** Goal **
Show every line where "LaTeX" occurs.

** Material to process **
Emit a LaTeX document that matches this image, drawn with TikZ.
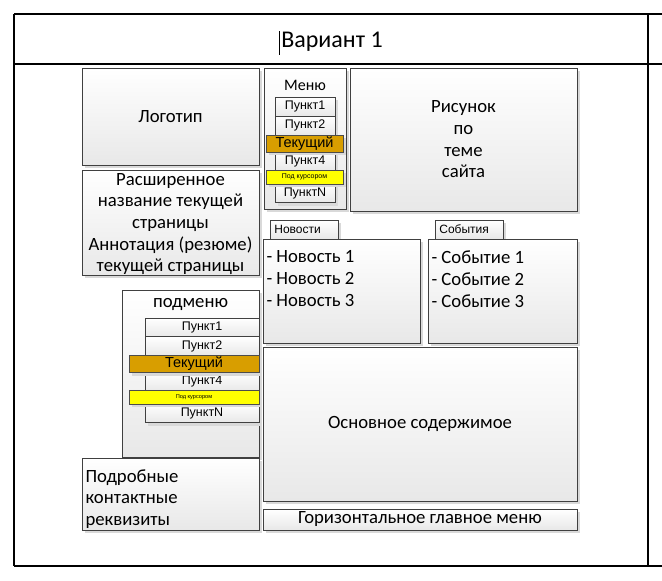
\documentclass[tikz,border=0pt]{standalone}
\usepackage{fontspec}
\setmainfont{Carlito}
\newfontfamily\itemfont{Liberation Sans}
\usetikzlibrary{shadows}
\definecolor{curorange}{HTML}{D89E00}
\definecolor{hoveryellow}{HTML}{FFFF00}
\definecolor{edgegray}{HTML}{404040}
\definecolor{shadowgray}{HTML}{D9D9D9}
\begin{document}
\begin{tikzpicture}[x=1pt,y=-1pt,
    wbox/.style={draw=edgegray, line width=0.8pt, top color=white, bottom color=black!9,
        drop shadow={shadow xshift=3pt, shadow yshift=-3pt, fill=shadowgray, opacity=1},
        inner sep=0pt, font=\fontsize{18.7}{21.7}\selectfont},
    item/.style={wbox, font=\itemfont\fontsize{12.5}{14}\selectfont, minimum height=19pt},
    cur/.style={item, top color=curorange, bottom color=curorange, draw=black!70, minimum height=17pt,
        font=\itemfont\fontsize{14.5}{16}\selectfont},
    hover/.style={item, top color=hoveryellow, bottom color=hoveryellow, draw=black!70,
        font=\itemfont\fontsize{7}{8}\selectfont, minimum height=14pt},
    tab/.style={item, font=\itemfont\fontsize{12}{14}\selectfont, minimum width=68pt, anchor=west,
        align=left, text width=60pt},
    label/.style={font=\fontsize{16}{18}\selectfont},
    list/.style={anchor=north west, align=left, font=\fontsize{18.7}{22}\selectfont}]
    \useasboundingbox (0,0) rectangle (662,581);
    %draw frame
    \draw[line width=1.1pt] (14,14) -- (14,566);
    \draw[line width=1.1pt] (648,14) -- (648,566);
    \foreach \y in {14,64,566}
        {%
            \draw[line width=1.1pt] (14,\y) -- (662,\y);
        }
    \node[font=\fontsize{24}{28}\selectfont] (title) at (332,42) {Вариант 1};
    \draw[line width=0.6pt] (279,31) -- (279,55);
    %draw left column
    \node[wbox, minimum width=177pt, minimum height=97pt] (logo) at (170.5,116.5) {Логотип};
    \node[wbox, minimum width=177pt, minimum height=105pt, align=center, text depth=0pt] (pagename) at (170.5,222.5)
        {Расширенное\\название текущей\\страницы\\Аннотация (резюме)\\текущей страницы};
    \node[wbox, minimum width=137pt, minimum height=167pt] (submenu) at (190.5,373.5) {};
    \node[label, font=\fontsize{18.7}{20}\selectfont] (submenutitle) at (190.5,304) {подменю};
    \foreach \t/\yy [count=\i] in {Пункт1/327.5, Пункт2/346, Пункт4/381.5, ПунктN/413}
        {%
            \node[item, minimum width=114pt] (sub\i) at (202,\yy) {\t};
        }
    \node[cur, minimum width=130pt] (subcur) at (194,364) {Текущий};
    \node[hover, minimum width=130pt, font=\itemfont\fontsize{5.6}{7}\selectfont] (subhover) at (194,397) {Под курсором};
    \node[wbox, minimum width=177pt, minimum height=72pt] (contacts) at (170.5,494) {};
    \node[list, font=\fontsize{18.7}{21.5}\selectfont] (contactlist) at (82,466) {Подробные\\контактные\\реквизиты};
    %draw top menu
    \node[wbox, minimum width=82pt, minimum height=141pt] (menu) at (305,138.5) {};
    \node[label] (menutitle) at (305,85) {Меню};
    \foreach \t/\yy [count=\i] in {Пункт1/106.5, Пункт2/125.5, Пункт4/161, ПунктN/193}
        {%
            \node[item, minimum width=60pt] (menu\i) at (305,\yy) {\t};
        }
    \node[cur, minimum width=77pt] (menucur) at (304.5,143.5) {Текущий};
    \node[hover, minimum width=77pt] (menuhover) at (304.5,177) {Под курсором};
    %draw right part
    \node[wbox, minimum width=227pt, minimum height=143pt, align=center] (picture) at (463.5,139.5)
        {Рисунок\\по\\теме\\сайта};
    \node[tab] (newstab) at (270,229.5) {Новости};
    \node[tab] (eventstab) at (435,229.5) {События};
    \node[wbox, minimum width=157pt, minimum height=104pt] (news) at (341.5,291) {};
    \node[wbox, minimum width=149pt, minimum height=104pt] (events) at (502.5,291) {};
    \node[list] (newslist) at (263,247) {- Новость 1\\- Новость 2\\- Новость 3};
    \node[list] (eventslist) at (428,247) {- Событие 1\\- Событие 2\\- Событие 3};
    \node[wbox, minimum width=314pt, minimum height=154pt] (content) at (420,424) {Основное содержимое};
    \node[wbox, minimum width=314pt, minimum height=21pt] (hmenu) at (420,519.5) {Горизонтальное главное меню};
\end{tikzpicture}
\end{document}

--

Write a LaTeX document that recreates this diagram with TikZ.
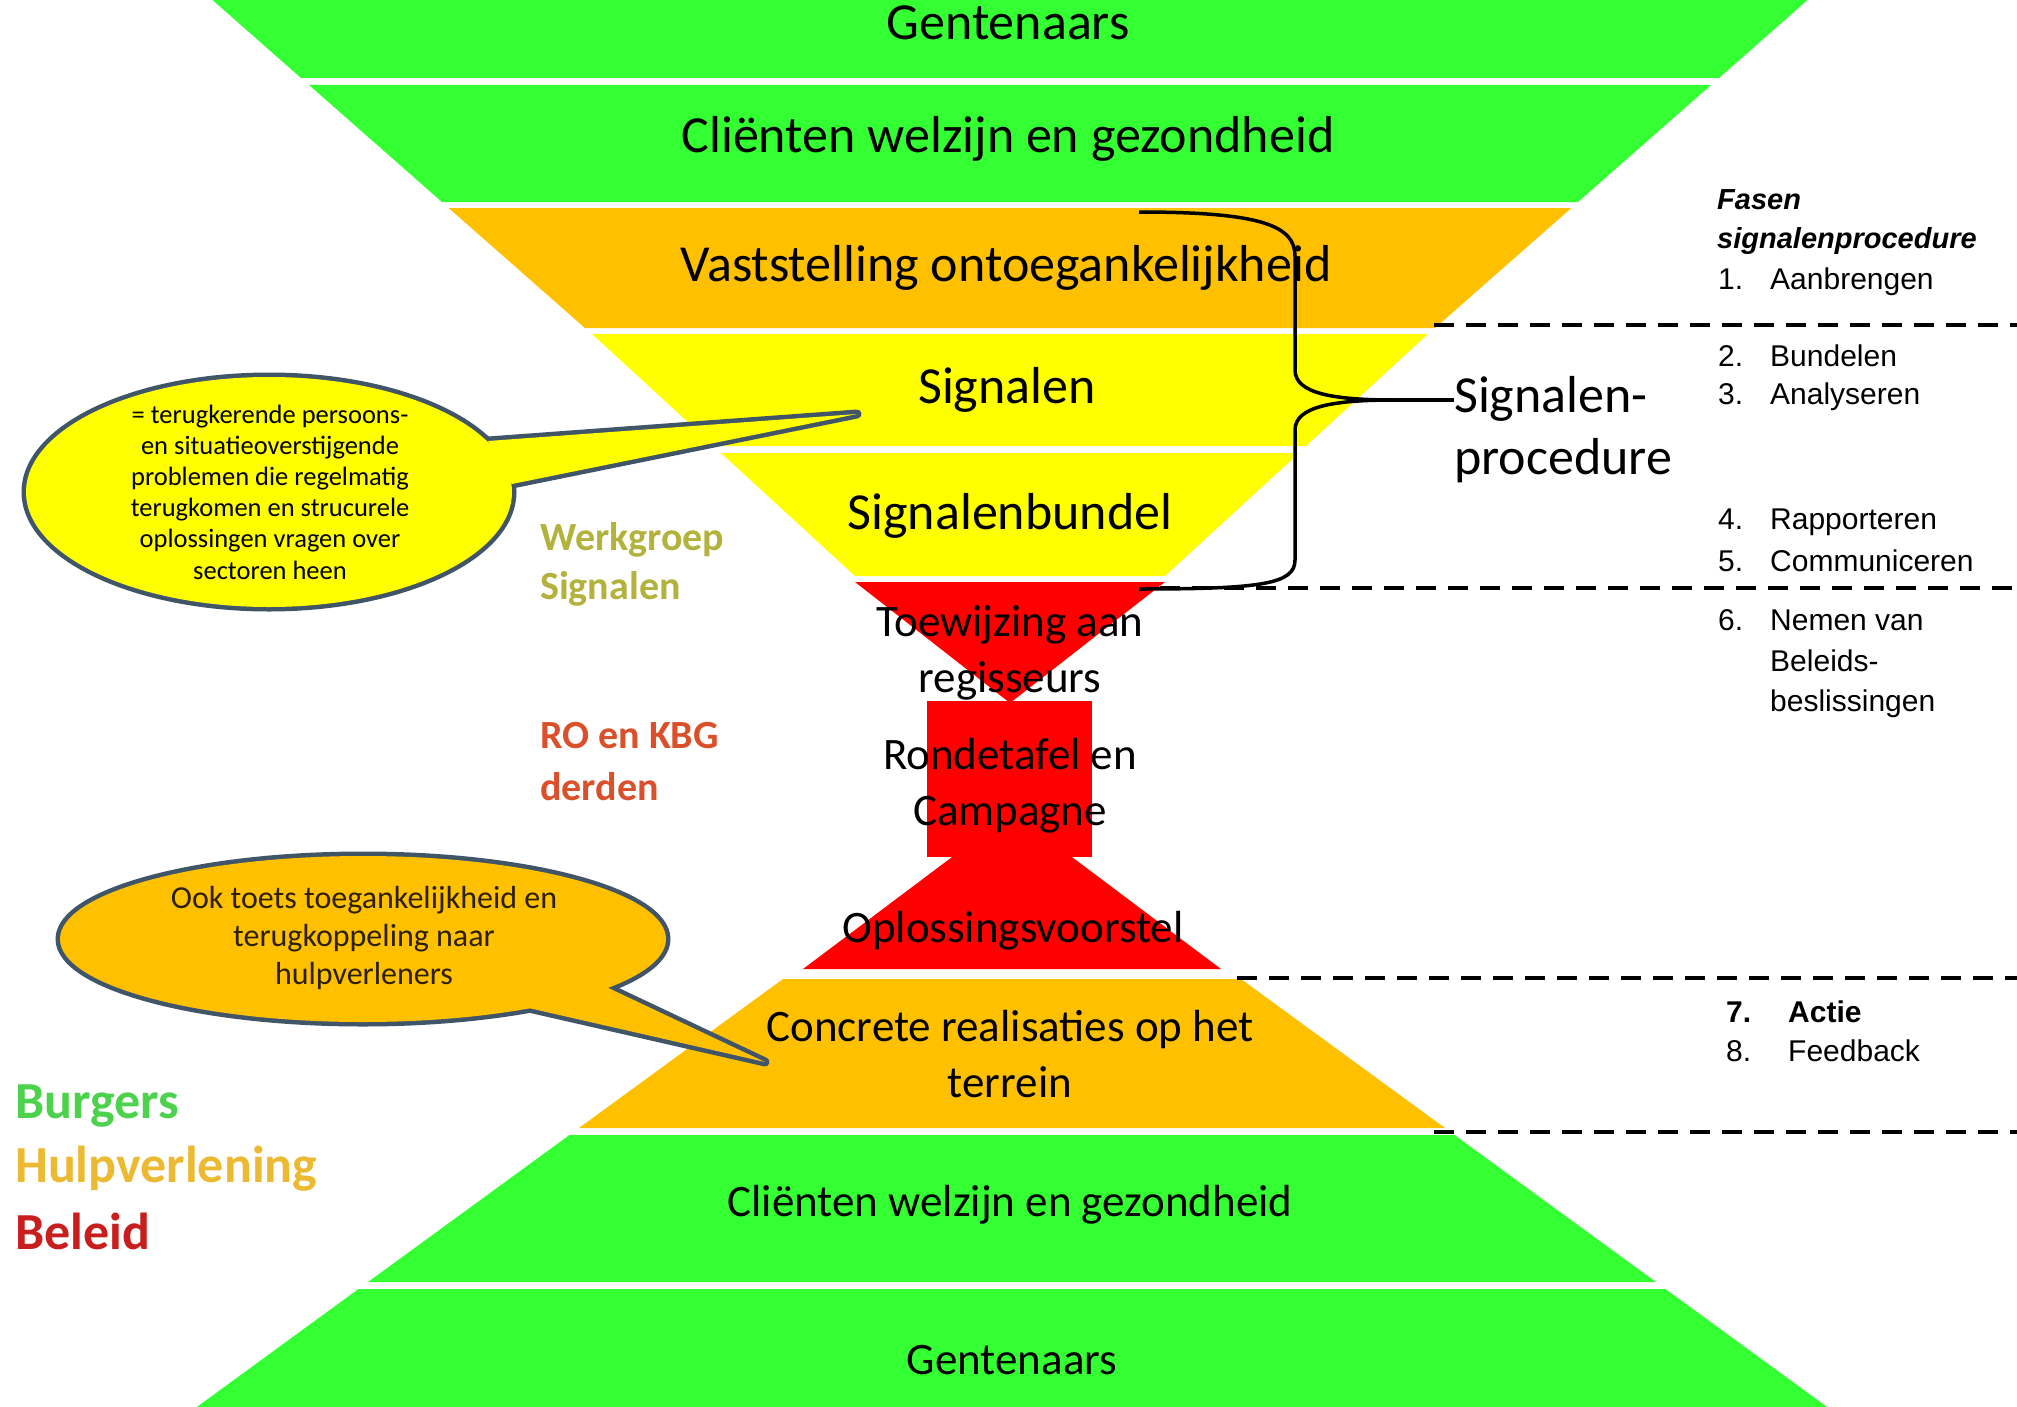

==

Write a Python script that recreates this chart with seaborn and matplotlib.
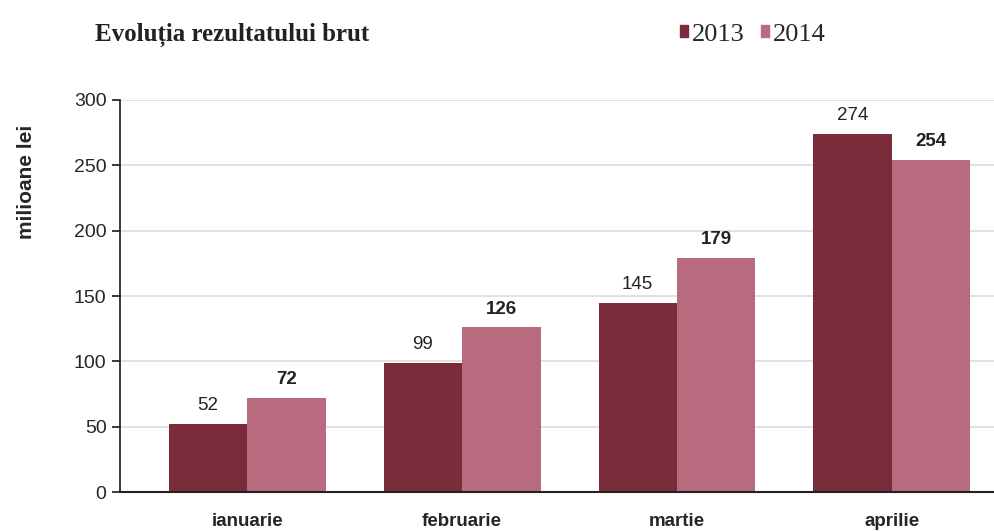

** Solution **
Emit a LaTeX document that matches this image, drawn with TikZ.
Write a LaTeX document that recreates this diagram with TikZ.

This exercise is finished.